Additionally, the FTC wants employees to be able to leave their current occupation and enter into the same field to “promote greater dynamism, innovation, and healthy competition.”
These employees can start their own businesses or go work for the competition. What we don’t know is whether the ban now allows those same employees to take clients with them (though that’s typically covered in a non-solicitation clause).
If the rule passes, it will override state laws about non-competition clauses. It hasn’t passed yet, as the FTC seeks public comment on the proposal until March 20, 2023. You can read the document yourself and submit your feedback here.
What’s the Difference Between a Non-Competition Clause and Non-Solicitation Clause?
While non-competition clauses prevent sellers from working for the competition, non-solicitation clauses stop them from soliciting clients or hardworking employees after leaving the acquired business. New startup founders need new customers, and it would be simple for sellers to continue working with old clients at a different company. Non-solicitation clauses also prevent employee poaching, where the seller invites old employees to work for them at the new startup instead.
Is It Normal to Have a Non-Compete Clause?
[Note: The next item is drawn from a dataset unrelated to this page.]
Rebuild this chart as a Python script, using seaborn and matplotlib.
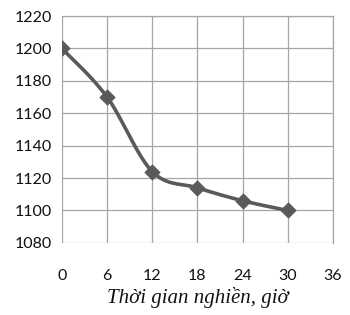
import numpy as np
import matplotlib
matplotlib.use("Agg")
import matplotlib.pyplot as plt
import seaborn as sns

hours = [0, 6, 12, 18, 24, 30]
values = [1200, 1170, 1124, 1114, 1106, 1100]
x_ticks = [0, 6, 12, 18, 24, 30, 36]
y_ticks = [1080, 1100, 1120, 1140, 1160, 1180, 1200, 1220]
x_label = "Thời gian nghiền, giờ"

sns.set_style("white")
plt.rcParams['font.family'] = ['Lato', 'DejaVu Sans']

def catmull_rom(xs, ys, n=30):
    xs = np.asarray(xs, float); ys = np.asarray(ys, float)
    P = np.column_stack([xs, ys])
    P = np.vstack([P[0], P, P[-1]])
    out = []
    for i in range(1, len(P) - 2):
        p0, p1, p2, p3 = P[i - 1], P[i], P[i + 1], P[i + 2]
        c1 = p1 + (p2 - p0) / 6
        c2 = p2 - (p3 - p1) / 6
        t = np.linspace(0, 1, n)[:, None]
        b = ((1 - t) ** 3) * p1 + 3 * ((1 - t) ** 2) * t * c1 + 3 * (1 - t) * t ** 2 * c2 + t ** 3 * p2
        out.append(b if i == 1 else b[1:])
    B = np.vstack(out)
    return B[:, 0], B[:, 1]

sx, sy = catmull_rom(hours, values)

fig = plt.figure(figsize=(3.5, 3.15), dpi=100)
ax = fig.add_axes([0.177, 0.229, 0.774, 0.72])

line_color = "#5a5a5a"
ax.plot(sx, sy, color=line_color, lw=2.6, zorder=3, solid_capstyle="round")
sns.scatterplot(x=hours, y=values, marker="D", s=60, color=line_color,
                edgecolor=line_color, ax=ax, zorder=4)

ax.set_xlim(0, 36)
ax.set_ylim(1080, 1220)
ax.set_xticks(x_ticks)
ax.set_yticks(y_ticks)
ax.grid(True, color="#a6a6a6", lw=0.9)
ax.set_axisbelow(True)
for s in ax.spines.values():
    s.set_color("#a6a6a6")
    s.set_linewidth(0.9)
ax.spines['left'].set_visible(False)
ax.spines['bottom'].set_visible(False)
ax.tick_params(axis='x', length=6, width=0.9, color="#a6a6a6", pad=13, labelsize=11.5)
ax.tick_params(axis='y', length=4, width=0.9, color="#a6a6a6", pad=3, labelsize=11.5)
ax.tick_params(axis='both', labelcolor="#111111")
ax.set_xlabel(x_label, fontfamily="Liberation Serif", fontstyle="italic",
              fontsize=15, color="#111111", labelpad=3)

fig.savefig("out.png", dpi=100)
In acquisitions, non-compete agreements are standard practice. Buyers don’t want their new startup to depreciate immediately because the seller created a similar business in the same market or neighborhood. The new owner needs time to learn how to run the business without battling an experienced adversary for clients from the get-go.
Employer-employee non-compete clauses are less common but still exist to the extent they are legal in the applicable jurisdiction. Between 36 and 60 million private-sector workers sign non-competition agreements with their employers, though that number may vanish if the FTC’s new rule passes.
Can You Ignore a Non-Compete?
You can ignore a non-compete at your own risk. If an employer or buyer catches you breaching your contract, they can take you to court. Potential charges include injunctive relief (likely being told to quit your new job), monetary and punitive damages, and depending on the agreement you signed, court and attorney fees.